[Start of Exercise data]

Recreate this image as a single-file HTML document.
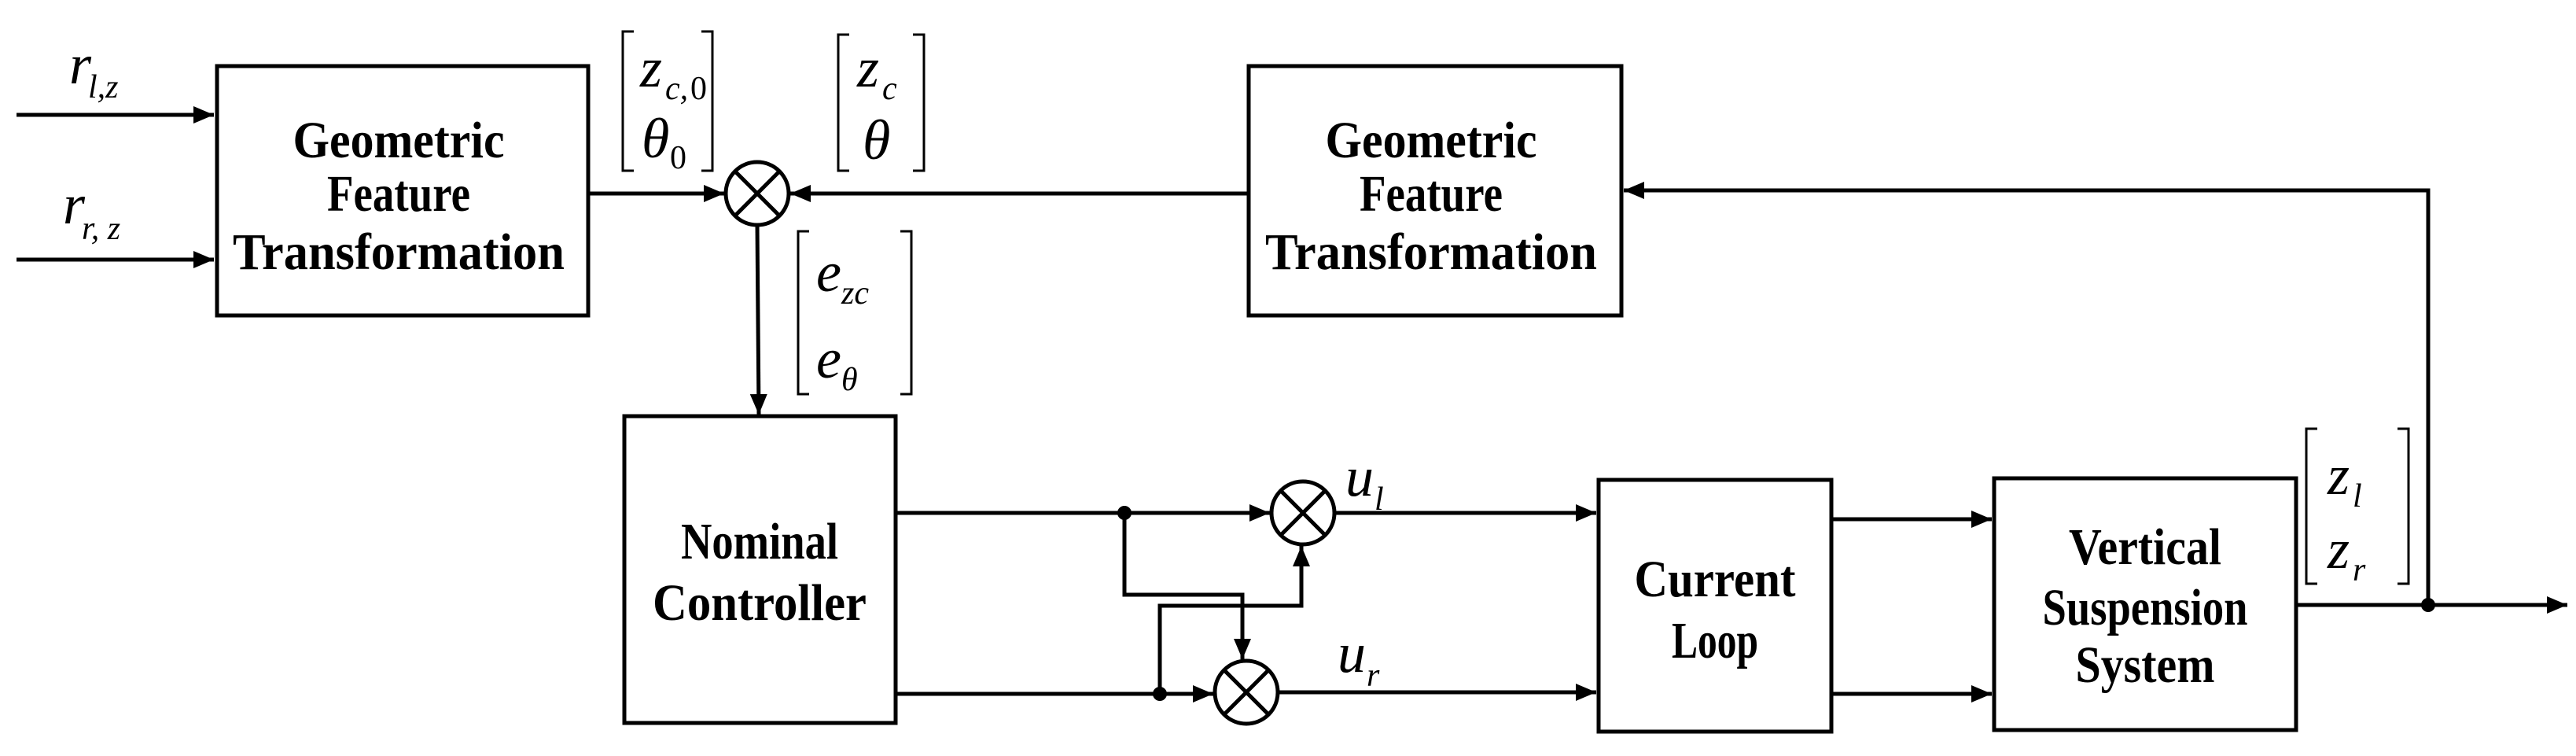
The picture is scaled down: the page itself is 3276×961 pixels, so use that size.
<!DOCTYPE html>
<html><head><meta charset="utf-8"><style>
html,body{margin:0;padding:0;background:#fff;}
svg{display:block;}
.b{font-family:"Liberation Serif",serif;font-weight:bold;font-size:66px;text-anchor:middle;}
.m{font-family:"Liberation Serif",serif;font-style:italic;font-size:72px;}
.s{font-family:"Liberation Serif",serif;font-style:italic;font-size:42px;}
.n{font-family:"Liberation Serif",serif;font-size:42px;}
</style></head><body>
<svg width="3276" height="961" viewBox="0 0 3276 961" xmlns="http://www.w3.org/2000/svg">
<defs>
<marker id="A" markerWidth="26" markerHeight="22" refX="26" refY="11" orient="auto" markerUnits="userSpaceOnUse"><path d="M0,0 L26,11 L0,22 z" fill="#000"/></marker></defs>
<g fill="none" stroke="#000" stroke-width="5">
<rect x="276" y="84" width="472" height="317"/>
<rect x="1588" y="84" width="474" height="317"/>
<rect x="794" y="529" width="345" height="390"/>
<rect x="2033" y="610" width="296" height="320"/>
<rect x="2536" y="608" width="384" height="320"/>
<circle cx="963" cy="246" r="40"/><line x1="935" y1="218" x2="991" y2="274"/><line x1="991" y1="218" x2="935" y2="274"/>
<circle cx="1657" cy="652" r="40"/><line x1="1629" y1="624" x2="1685" y2="680"/><line x1="1685" y1="624" x2="1629" y2="680"/>
<circle cx="1585" cy="880" r="40"/><line x1="1557" y1="852" x2="1613" y2="908"/><line x1="1613" y1="852" x2="1557" y2="908"/>
<line x1="21" y1="146" x2="272" y2="146" marker-end="url(#A)"/>
<line x1="21" y1="330" x2="272" y2="330" marker-end="url(#A)"/>
<line x1="748" y1="246" x2="921" y2="246" marker-end="url(#A)"/>
<line x1="1588" y1="246" x2="1005" y2="246" marker-end="url(#A)"/>
<line x1="963" y1="286" x2="965" y2="527" marker-end="url(#A)"/>
<line x1="1139" y1="652" x2="1615" y2="652" marker-end="url(#A)"/>
<line x1="1139" y1="882" x2="1543" y2="882" marker-end="url(#A)"/>
<polyline points="1430,652 1430,756 1580,756 1580,838" marker-end="url(#A)"/>
<polyline points="1475,882 1475,770 1655,770 1655,694" marker-end="url(#A)"/>
<line x1="1697" y1="652" x2="2030" y2="652" marker-end="url(#A)"/>
<line x1="1625" y1="880" x2="2030" y2="880" marker-end="url(#A)"/>
<line x1="2329" y1="660" x2="2533" y2="660" marker-end="url(#A)"/>
<line x1="2329" y1="882" x2="2533" y2="882" marker-end="url(#A)"/>
<line x1="2920" y1="769" x2="3265" y2="769" marker-end="url(#A)"/>
<polyline points="3088,769 3088,242 2065,242" marker-end="url(#A)"/>
</g>
<g fill="#000"><circle cx="1430" cy="652" r="9"/><circle cx="1475" cy="882" r="9"/><circle cx="3088" cy="769" r="9"/></g>
<g fill="none" stroke="#000" stroke-width="3">
<polyline points="806,40 792,40 792,217 806,217"/><polyline points="892,40 906,40 906,217 892,217"/>
<polyline points="1080,44 1066,44 1066,217 1080,217"/><polyline points="1161,44 1175,44 1175,217 1161,217"/>
<polyline points="1029,294 1015,294 1015,501 1029,501"/><polyline points="1145,294 1159,294 1159,501 1145,501"/>
<polyline points="2947,545 2933,545 2933,742 2947,742"/><polyline points="3049,545 3063,545 3063,742 3049,742"/>
</g>
<g lengthAdjust="spacingAndGlyphs">
<text class="b" x="507" y="200" textLength="269" lengthAdjust="spacingAndGlyphs">Geometric</text>
<text class="b" x="507" y="268" textLength="182" lengthAdjust="spacingAndGlyphs">Feature</text>
<text class="b" x="507" y="342" textLength="422" lengthAdjust="spacingAndGlyphs">Transformation</text>
<text class="b" x="1820" y="200" textLength="269" lengthAdjust="spacingAndGlyphs">Geometric</text>
<text class="b" x="1820" y="268" textLength="182" lengthAdjust="spacingAndGlyphs">Feature</text>
<text class="b" x="1820" y="342" textLength="422" lengthAdjust="spacingAndGlyphs">Transformation</text>
<text class="b" x="966" y="710" textLength="200" lengthAdjust="spacingAndGlyphs">Nominal</text>
<text class="b" x="966" y="788" textLength="272" lengthAdjust="spacingAndGlyphs">Controller</text>
<text class="b" x="2181" y="758" textLength="205" lengthAdjust="spacingAndGlyphs">Current</text>
<text class="b" x="2181" y="836" textLength="110" lengthAdjust="spacingAndGlyphs">Loop</text>
<text class="b" x="2728" y="717" textLength="194" lengthAdjust="spacingAndGlyphs">Vertical</text>
<text class="b" x="2728" y="794" textLength="261" lengthAdjust="spacingAndGlyphs">Suspension</text>
<text class="b" x="2728" y="867" textLength="177" lengthAdjust="spacingAndGlyphs">System</text>
</g>
<text class="m" x="88" y="106">r</text><text class="s" x="112" y="124">l,z</text>
<text class="m" x="80" y="284">r</text><text class="s" x="104" y="304">r, z</text>
<text class="m" x="814" y="110">z</text><text class="s" x="846" y="126">c,</text><text class="n" x="878" y="126">0</text>
<text class="m" x="816" y="200">θ</text><text class="n" x="852" y="214">0</text>
<text class="m" x="1090" y="110">z</text><text class="s" x="1122" y="126">c</text>
<text class="m" x="1097" y="202">θ</text>
<text class="m" x="1038" y="370">e</text><text class="s" x="1070" y="386">zc</text>
<text class="m" x="1038" y="480">e</text><text class="s" x="1070" y="496">θ</text>
<text class="m" x="2960" y="628">z</text><text class="s" x="2992" y="644">l</text>
<text class="m" x="2960" y="722">z</text><text class="s" x="2992" y="738">r</text>
<text class="m" x="1711" y="630">u</text><text class="s" x="1748" y="648">l</text>
<text class="m" x="1701" y="854">u</text><text class="s" x="1738" y="872">r</text>
</svg>
</body></html>
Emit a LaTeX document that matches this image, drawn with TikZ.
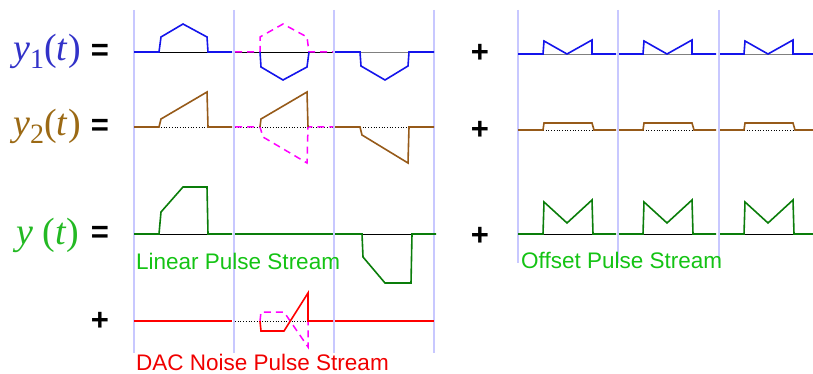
\documentclass[tikz,border=0pt]{standalone}
\usepackage{fontspec}
\setmainfont{Liberation Serif}
\newfontfamily\arialf{Liberation Sans}
\definecolor{lav}{RGB}{200,200,255}
\definecolor{wblue}{RGB}{20,20,235}
\definecolor{wbrown}{RGB}{150,90,25}
\definecolor{wgreen}{RGB}{10,125,10}
\definecolor{lblue}{RGB}{50,50,200}
\definecolor{lbrown}{RGB}{155,105,20}
\definecolor{lgreen}{RGB}{35,185,35}
\definecolor{tgreen}{RGB}{20,195,20}
\definecolor{tred}{RGB}{240,0,0}
\definecolor{wmag}{RGB}{255,0,255}
\tikzset{
  vline/.style={draw=lav,line width=1.6pt},
  base/.style={draw=black,line width=0.6pt},
  gbase/.style={draw=gray,line width=0.8pt},
  dbase/.style={draw=black,line width=0.7pt,dotted},
  wave/.style={line width=1.6pt,line join=miter},
  negwave/.style={draw=wmag,line width=1.5pt,dash pattern=on 7pt off 5pt},
  eqsign/.style={font=\arialf\bfseries\fontsize{31}{31}\selectfont,inner sep=0pt},
  lab/.style={font=\fontsize{38}{38}\selectfont,inner sep=0pt,anchor=base west},
  streamtxt/.style={font=\arialf\fontsize{22.5}{22.5}\selectfont,inner sep=0pt,anchor=west},
}
\newcommand{\subsc}[1]{\raisebox{-0.2em}{\fontsize{28}{28}\selectfont #1}}
\begin{document}
\begin{tikzpicture}[x=1pt,y=-1pt]
\useasboundingbox (0,0) rectangle (813,374);
% vertical separators
\foreach \xx in {134,234,334,434} \draw[vline] (\xx,10) -- (\xx,353);
\foreach \xx in {518,618,719} \draw[vline] (\xx,10) -- (\xx,263);
% labels
\node[lab,text=lblue] (l1) at (13,61) {\textit{y}\subsc{1}(\textit{t})};
\node[lab,text=lbrown] (l2) at (13,136) {\textit{y}\subsc{2}(\textit{t})};
\node[lab,text=lgreen] (l3) at (16,244) {\textit{y} (\textit{t})};
\node[eqsign] (e1) at (100,52) {=};
\node[eqsign] (e2) at (100,127) {=};
\node[eqsign] (e3) at (100,234) {=};
\node[eqsign] (p0) at (100,321) {+};
\node[eqsign] (p1) at (480,53) {+};
\node[eqsign] (p2) at (480,130) {+};
\node[eqsign] (p3) at (480,236) {+};
% ---------- y1 row ----------
\draw[base] (134,52) -- (232,52);
\draw[wave,wblue] (134,52) -- (159,52) -- (161,37) -- (183,24) -- (207,37) -- (208,52) -- (232,52);
\draw[base] (235,52) -- (333,52);
\draw[negwave] (235,52) -- (260,52) -- (260,37) -- (283,24) -- (307,37) -- (309,52) -- (333,52);
\draw[wave,wblue] (260,52) -- (261,67) -- (283,80) -- (307,67) -- (309,52);
\draw[gbase] (360,52) -- (409,52);
\draw[wave,wblue] (335,52) -- (360,52) -- (361,66) -- (385,80) -- (408,66) -- (409,52) -- (434,52);
% ---------- y2 row ----------
\draw[dbase] (134,127) -- (232,127);
\draw[wave,wbrown] (134,127) -- (159,127) -- (161,119) -- (207,92) -- (208,127) -- (232,127);
\draw[dbase] (235,127) -- (333,127);
\draw[negwave] (235,127) -- (260,127) -- (263,137) -- (307,163) -- (308,127) -- (333,127);
\draw[wave,wbrown] (260,127) -- (261,119) -- (307,92) -- (308,127);
\draw[dbase] (360,127) -- (409,127);
\draw[wave,wbrown] (335,127) -- (360,127) -- (362,135) -- (408,163) -- (409,127) -- (434,127);
% ---------- y row ----------
\draw[base] (134,234) -- (232,234);
\draw[wave,wgreen] (134,234) -- (159,234) -- (161,212) -- (183,187) -- (207,187) -- (208,234) -- (232,234);
\draw[wave,wgreen] (235,234) -- (333,234);
\draw[base] (362,234) -- (411,234);
\draw[wave,wgreen] (335,234) -- (362,234) -- (363,257) -- (385,283) -- (411,283) -- (412,234) -- (436,234);
\node[streamtxt,text=tgreen] (lin) at (136,261) {Linear Pulse Stream};
% ---------- DAC noise row ----------
\draw[wave,red,line width=2pt] (134,321) -- (232,321);
\draw[dbase] (235,321) -- (333,321);
\draw[negwave] (260,321) -- (261,312) -- (284,312) -- (308,347) -- (308,321);
\draw[wave,red] (260,321) -- (261,331) -- (284,331) -- (308,293) -- (308,321) -- (333,321);
\draw[wave,red,line width=2pt] (335,321) -- (434,321);
\node[streamtxt,text=tred] (dac) at (136,362) {DAC Noise Pulse Stream};
% ---------- offset streams ----------
\foreach \s/\e/\p in {518/616/543,619/716/643,720/813/744} {
  % blue
  \draw[gbase] (\p,54) -- (\p+49,54);
  \draw[wave,wblue] (\s,54) -- (\p,54) -- (\p+1,41) -- (\p+24,54) -- (\p+49,40) -- (\p+49,54) -- (\e,54);
  % brown
  \draw[dbase] (\p,130) -- (\p+50,130);
  \draw[wave,wbrown] (\s,130) -- (\p,130) -- (\p+1,123) -- (\p+49,123) -- (\p+51,130) -- (\e,130);
  % green
  \draw[base] (\p,234) -- (\p+50,234);
  \draw[wave,wgreen] (\s,234) -- (\p,234) -- (\p+1,202) -- (\p+24,223) -- (\p+49,200) -- (\p+50,234) -- (\e,234);
}
\node[streamtxt,text=tgreen] (off) at (521,260) {Offset Pulse Stream};
\end{tikzpicture}
\end{document}
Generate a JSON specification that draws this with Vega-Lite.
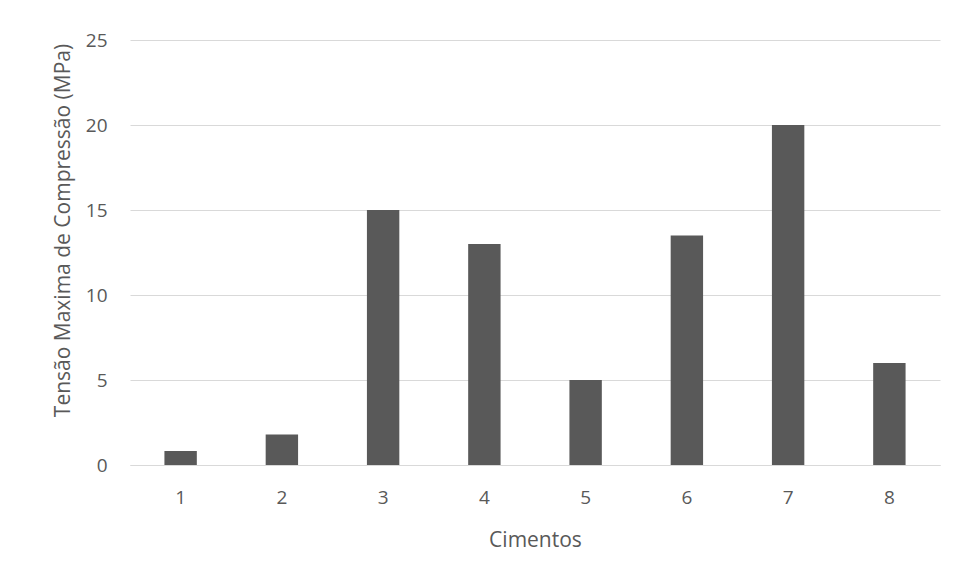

[End of Exercise data]

# Given instruction
Which lines include the word "that"? List them all.

# Answer for this exercise
The picture is scaled down: the page itself is 3276×961 pixels, so use that size.
Emit a LaTeX document that matches this image, drawn with TikZ.
Generate a JSON specification that draws this with Vega-Lite.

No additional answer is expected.